One of Gordon’s first memories of his property was of crawling on his hands and knees under impenetrable thickets of tree-sized groundsel along a wallaby track until he happened upon a rare sighting of a family of Black-breasted Button-quails. That was in 1973, the year he purchased his property in the upper catchment of Wonga Creek on Savages Rd, Brookfield.
Gordon’s property is protected under a Voluntary Conservation Agreement (VCA) with Brisbane City Council’s Wildlife Conservation Partnerships Program. He joined the program in 1996, and set to work restoring approximately seven hectares of land that had been logged for timber or cleared and farmed for banana, paw paw and other crops. Over the next 20 years Gordon has done what can only be described as a phenomenal job, tackling the weeds, restoring the soil fertility, stabilising the slopes, and revegetating the area with native plants.
The topography of Gordon’s property does not make for a typical revegetation project. With the average gradient of slopes around 1:2.4, and in some places as steep as 1:1, careful consideration must be given to what, where and how plants could be planted. Previous land uses has caused tremendous soil loss on the slopes and required remediation before planting or natural regeneration could occur.
Rainfall also plays a critical role in determining what can be done. Gordon’s rainfall records, collected since 1984, show the property gets on average 1000mm a year, with the highest rainfall of 1769.25 mm charted in 1988 and the lowest of 605.25 mm in 1999. The aspect of the slopes means they dry out rapidly and ongoing grazing by wallabies make establishment of plantings particularly difficult.
These maps show the transformation of Gordon Wilkinson’s property since 1946:
Gordon has come up with some particularly resourceful and practical strategies to tackle the challenging circumstances the property presents.
To start with, Gordon chooses to work with the Glycine (Neonotonia wightii) growing on the slopes, rather than seeing it as a weed to be removed. He does this by cutting the foliage and digging out the roots of the Glycine from about a 1 square metre area, plants a native plant, then re-lays the Glycine foliage around the planting as mulch.

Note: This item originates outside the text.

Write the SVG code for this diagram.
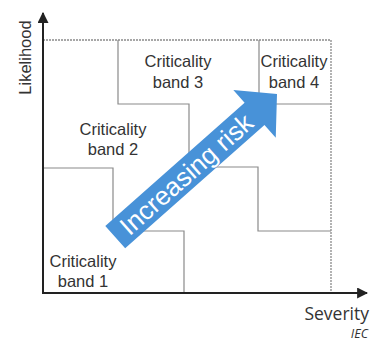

The Glycine does not reshoot and is used to build up soil fertility as it is impractical to drag mulch up slopes. Glycine is also used to cover chicken wire guards around plantings to create a protective micro-climate.
Woody stems of the weed Anzac Daisy (Montanoa hihiscifolia) and home grown bamboo are used as stakes for plantings. Periodic weeding of the Glycine is done with a brush hook and after 3-5 years the Glycine thins and gradually disappears as the canopy grows and shades it out.
Perhaps the most inventive strategy that Gordon employs is his watering system. This utilises approximately forty 44 gallon drums with 2 sheets of corrugated iron laid on the slope above. The corrugated iron is attached to each drum, collecting rainwater to drain into the drums, where it can be dipped into with a watering can (refer to photograph above). This is a simple but elegant solution for watering on inaccessible slopes where it is impractical to have a tank or to drag hoses through dense Glycine.
When asked what he liked most about the being a Land for Wildlife member, Gordon said that the greatest benefit was that the program was community orientated. It was the sharing of knowledge and experience with like-minded people who are involved in the program, the swapping of ideas and knowing that you are not on your own when faced with trying circumstances, be it drought or wallabies, that made it worthwhile.
Gordon has had a deep and practical interest in nature since early childhood. Trained in agriculture and environmental science with extensive experience in land management together with 20 years working on nature conservation with Queensland National Parks and Wildlife have all helped to equip him to tackle the difficult task of regenerating his property.
Gordon estimates he has planted almost 4500 trees on his property, with a 50% survival rate. Considering the challenges that he has faced along the way, and that every single plant needs to be protected from wallaby grazing, the sheer enormity of Gordon’s endeavours comes into focus.
Today, when you look around Gordon’s property, you can see a canopy of Red Kamala as the dominant regrowth plant – a gradual restoration of dry rainforest where once it was clear land. On the opposite slope there are Brushbox and further up Spotted Gum forest with a diverse shrub layer that is naturally regenerating.
When asked what he thought his greatest achievement was, Gordon’s response was to say, “Seeing the tangible results – seeing the canopy form. It’s been a big tough struggle. It will be worth it to see the forest become self- perpetuating.”